I read that there will be a movie version, and I will be interested to see another "treatment" of the story in that medium. Meanwhile, I'm happy to have read the book first.

April 11, 2008

Multitudinous

This has always been one of my favorite passages in Song of Myself. Something about it is speaking to me today, so I thought I'd share it here. This sense of leaning toward the future and how that emphasizes the potentialities of the present, restless contradictions just part of the whole, and why am I trying to write tepid prose about it when you can just read the lines?


The past and present wilt--I have fill'd them, emptied them.
And proceed to fill my next fold of the future.

Listener up there! what have you to confide to me?
Look in my face while I snuff the sidle of evening,
(Talk honestly, no one else hears you, and I stay only a minute longer.)

Do I contradict myself?
Very well then I contradict myself,
(I am large, I contain multitudes.)

I concentrate toward them that are nigh, I wait on the door-slab.

Who has done his day's work? who will soonest be through with his supper?
Who wishes to walk with me?

Will you speak before I am gone? will you prove already too late?

April 02, 2008

Eat It Up

The Omnivore's Dilemma
by Michael Pollan, 2006

Well I'd been thinking about reading this one for a while, and when someone was lovely enough to loan the book to me recently, I dug right in.

The book is about food, the food industries, and our relationship to what we eat. Rather than get into the specifics of the topics, though, I want to talk about the author's prose style, tone, and structural choices, which to a large extent carry the book.

If you've read here before, you know that I'm not much of a nonfiction reader (unless it's music-related stuff). This kind of work really makes me rethink my stance on nonfiction, though, because Pollan manages to do things that really good fiction does: talk about what it means to be human, illuminate some of the complex web of societal relationships, imaginatively exemplify ways of being in the world, bring to life modes of thought and emotion.

At its base, this is a work of journalism: a (mostly) first-hand investigative report on the way we eat and the supply-chain that keeps the supermarket shelves stocked. It's also a personal story about the author's education in such matters and his experiences along the way. One aspect of poor nonfiction writing is the use of personal experience as a mere "hook" to make the big dry subject seem human-scaled, or worse, to provide a kind of comic relief from the weightiness of the larger ideas. There is none of that here. On the contrary, Pollan deftly uses his narrative passages as a springboard into reflection and, yes, even philosophy.
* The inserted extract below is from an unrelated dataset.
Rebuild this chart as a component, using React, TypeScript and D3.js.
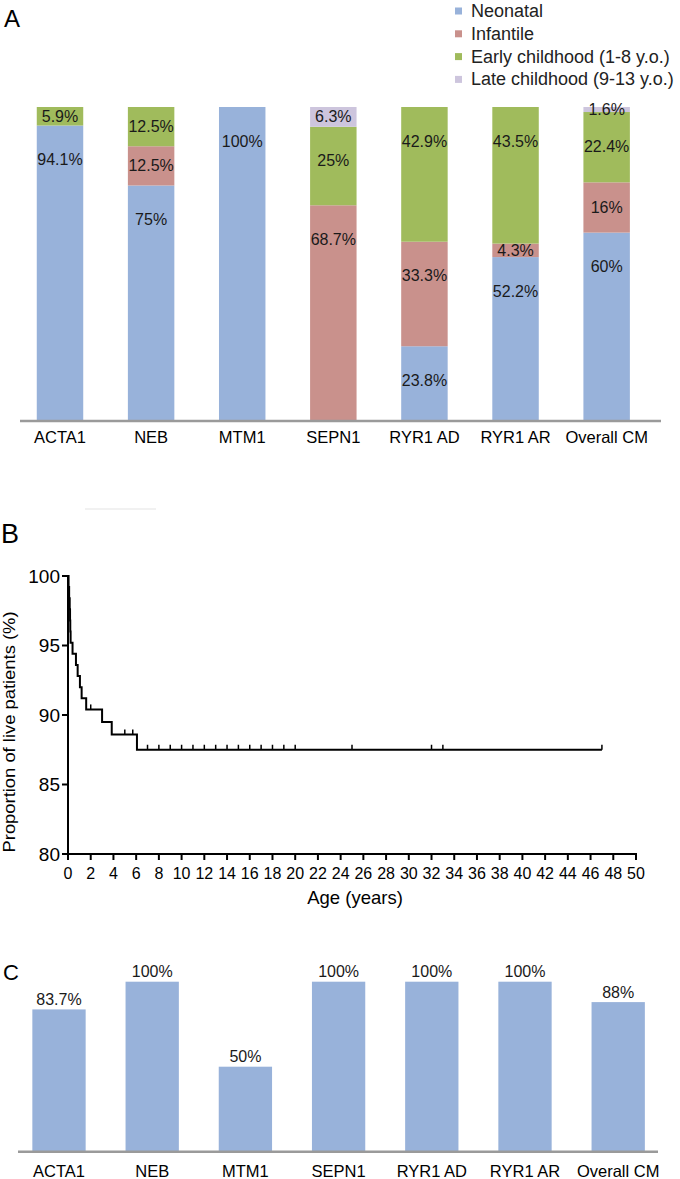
import React from "react";
import * as d3 from "d3";

// categories shared by panels A and C
const genes = ["ACTA1", "NEB", "MTM1", "SEPN1", "RYR1 AD", "RYR1 AR", "Overall CM"];

// panel A: age at onset (%)
const stageNames = ["Neonatal", "Infantile", "Early childhood (1-8 y.o.)", "Late childhood (9-13 y.o.)"];
const neonatal = [94.1, 75, 100, 0, 23.8, 52.2, 60];
const infantile = [0, 12.5, 0, 68.7, 33.3, 4.3, 16];
const earlyChildhood = [5.9, 12.5, 0, 25, 42.9, 43.5, 22.4];
const lateChildhood = [0, 0, 0, 6.3, 0, 0, 1.6];
const stageColors = ["#98b2da", "#c9918c", "#a0bb5c", "#cdc5dd"];

// panel B: Kaplan-Meier survival (event time in years, survival %)
const eventTimes = [0, 0.05, 0.1, 0.15, 0.18, 0.2, 0.23, 0.4, 0.7, 0.85, 1.05, 1.2, 1.6, 3.0, 3.85, 6.07, 47];
const survival = [100, 99.2, 98.4, 97.6, 96.8, 96.0, 95.2, 94.4, 93.6, 92.8, 92.0, 91.2, 90.4, 89.5, 88.6, 87.5, 87.5];
const censorTimes = [2, 5, 5.7, 7, 8, 9, 10, 11, 12, 13, 14, 15, 16, 17, 18, 19, 20, 25, 32, 33, 47];
const xTicksB = d3.range(0, 51, 2);
const yTicksB = [80, 85, 90, 95, 100];

// panel C: survival by gene (%)
const survivalByGene = [83.7, 100, 50, 100, 100, 100, 88];

const FONT = "'Liberation Sans', Arial, Helvetica, sans-serif";
const fmt = (v: number) => `${v}%`;

const PanelA = () => {
  const x = d3.scaleBand().domain(genes).range([14.45, 652.2]).paddingInner(0.49).paddingOuter(0.245);
  const y = d3.scaleLinear().domain([0, 100]).range([421, 107]);
  const rows = genes.map((g, i) => ({
    gene: g,
    s0: neonatal[i],
    s1: infantile[i],
    s2: earlyChildhood[i],
    s3: lateChildhood[i],
  }));
  const stack = d3.stack<any>().keys(["s0", "s1", "s2", "s3"])(rows);

  return (
    <g>
      <text x={4} y={27} fontSize={24} fontFamily={FONT}>A</text>
      {/* legend */}
      {stageNames.map((name, i) => (
        <g key={name} transform={`translate(455, ${11 + i * 22.8})`}>
          <rect x={0} y={-3.5} width={7} height={7} fill={stageColors[i]} />
          <text x={16} y={6} fontSize={18} fontFamily={FONT} fill="#222">{name}</text>
        </g>
      ))}
      {stack.map((layer, li) =>
        layer.map((d, i) => {
          const v = d[1] - d[0];
          if (v <= 0) return null;
          const top = y(d[1]);
          const h = y(d[0]) - top;
          const cx = x(genes[i])! + x.bandwidth() / 2;
          return (
            <g key={`${li}-${i}`}>
              <rect x={x(genes[i])} y={top} width={x.bandwidth()} height={h} fill={stageColors[li]} />
              <text
                x={cx}
                y={top + Math.min(h / 2, 34)}
                dy="0.35em"
                textAnchor="middle"
                fontSize={16}
                fontFamily={FONT}
                fill="#1a1a1a"
              >
                {fmt(+v.toFixed(1))}
              </text>
            </g>
          );
        })
      )}
      <line x1={20} x2={661} y1={421} y2={421} stroke="#9a9a9a" strokeWidth={2.5} />
      {genes.map((g) => (
        <text key={g} x={x(g)! + x.bandwidth() / 2} y={443} textAnchor="middle" fontSize={16.5} fontFamily={FONT}>
          {g}
        </text>
      ))}
    </g>
  );
};

const PanelB = () => {
  const x = d3.scaleLinear().domain([0, 50]).range([68, 636]);
  const y = d3.scaleLinear().domain([80, 100]).range([854, 576]);
  const pts: [number, number][] = eventTimes.map((t, i) => [t, survival[i]]);
  const line = d3
    .line<[number, number]>()
    .x((d) => x(d[0]))
    .y((d) => y(d[1]))
    .curve(d3.curveStepAfter);
  const survAt = (t: number) => {
    let s = survival[0];
    eventTimes.forEach((et, i) => {
      if (et <= t) s = survival[i];
    });
    return s;
  };

  return (
    <g>
      <line x1={85} x2={156} y1={509} y2={509} stroke="#ececec" strokeWidth={1.5} />
      <text x={1} y={543} fontSize={27} fontFamily={FONT}>B</text>
      <path d={line(pts)!} fill="none" stroke="#000" strokeWidth={2} />
      {censorTimes.map((t) => (
        <line key={t} x1={x(t)} x2={x(t)} y1={y(survAt(t))} y2={y(survAt(t)) - 5} stroke="#000" strokeWidth={1.5} />
      ))}
      {/* axes */}
      <line x1={x(0)} x2={x(0)} y1={y(100)} y2={y(80) + 1} stroke="#000" strokeWidth={2} />
      <line x1={x(0) - 1} x2={x(50) + 1} y1={y(80)} y2={y(80)} stroke="#000" strokeWidth={2} />
      {yTicksB.map((t) => (
        <g key={t}>
          <line x1={x(0) - 6} x2={x(0)} y1={y(t)} y2={y(t)} stroke="#000" strokeWidth={2} />
          <text x={x(0) - 8} y={y(t)} dy="0.36em" textAnchor="end" fontSize={19} fontFamily={FONT}>
            {t}
          </text>
        </g>
      ))}
      {xTicksB.map((t) => (
        <g key={t}>
          <line x1={x(t)} x2={x(t)} y1={y(80)} y2={y(80) + 6} stroke="#000" strokeWidth={2} />
          <text x={x(t)} y={879} textAnchor="middle" fontSize={16} fontFamily={FONT}>
            {t}
          </text>
        </g>
      ))}
      <text x={355} y={904} textAnchor="middle" fontSize={18.5} fontFamily={FONT}>
        Age (years)
      </text>
      <text
        transform={`translate(15, 732) rotate(-90)`}
        textAnchor="middle"
        fontSize={17}
        fontFamily={FONT}
        textLength={241}
        lengthAdjust="spacingAndGlyphs"
      >
        Proportion of live patients (%)
      </text>
    </g>
  );
};

const PanelC = () => {
  const x = d3.scaleBand().domain(genes).range([12.4, 664.8]).paddingInner(0.428).paddingOuter(0.214);
  const y = d3.scaleLinear().domain([0, 100]).range([1151.7, 981.7]);
  return (
    <g>
      <text x={3} y={980} fontSize={22} fontFamily={FONT}>C</text>
      {genes.map((g, i) => (
        <g key={g}>
          <rect x={x(g)} y={y(survivalByGene[i])} width={x.bandwidth()} height={y(0) - y(survivalByGene[i])} fill={stageColors[0]} />
          <text
            x={x(g)! + x.bandwidth() / 2}
            y={y(survivalByGene[i]) - 10}
            dy="0.35em"
            textAnchor="middle"
            fontSize={16}
            fontFamily={FONT}
            fill="#1a1a1a"
          >
            {fmt(survivalByGene[i])}
          </text>
          <text x={x(g)! + x.bandwidth() / 2} y={1177} textAnchor="middle" fontSize={16.5} fontFamily={FONT}>
            {g}
          </text>
        </g>
      ))}
      <line x1={18} x2={658} y1={1151.7} y2={1151.7} stroke="#9a9a9a" strokeWidth={2.5} />
    </g>
  );
};

export default function App() {
  return (
    <svg
      width={680}
      height={1179}
      style={{ position: "absolute", left: 0, top: 0, background: "#fff" }}
    >
      <PanelA />
      <PanelB />
      <PanelC />
    </svg>
  );
}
We are always focused in the true subject matter of the book, just approaching it from different angles.

The author's job is made easier, of course, by the fact that cooking and eating are things we all do daily. The main structural conceit at play here - that Pollan is describing the whole story (personal and political) behind four meals that he eats - provides an opportunity to engage each of his four topics with varying mixtures of memoir, literature survey, first-hand account, conversation, science reportage, interview, recipes, etc. True, a couple of the attempts fall flat (one chapter in which Pollan has an imaginary conversation with the author of a book on vegetarianism struck me as particularly stilted), but even the less-than-stellar passages carry the thread forward. There are rich and cogent arguments being made here, and they have an immediacy to a reader who will eat many meals during the course of reading the book.

And make no mistake that this is a fascinating, multi-layered topic, very worthy of the deep exploration here and then some. It's a breeze to read and full of fun conversation starters, in addition to being impeccably well-written and well-researched. It's made me think twice about everything I have been cooking since the very first chapter.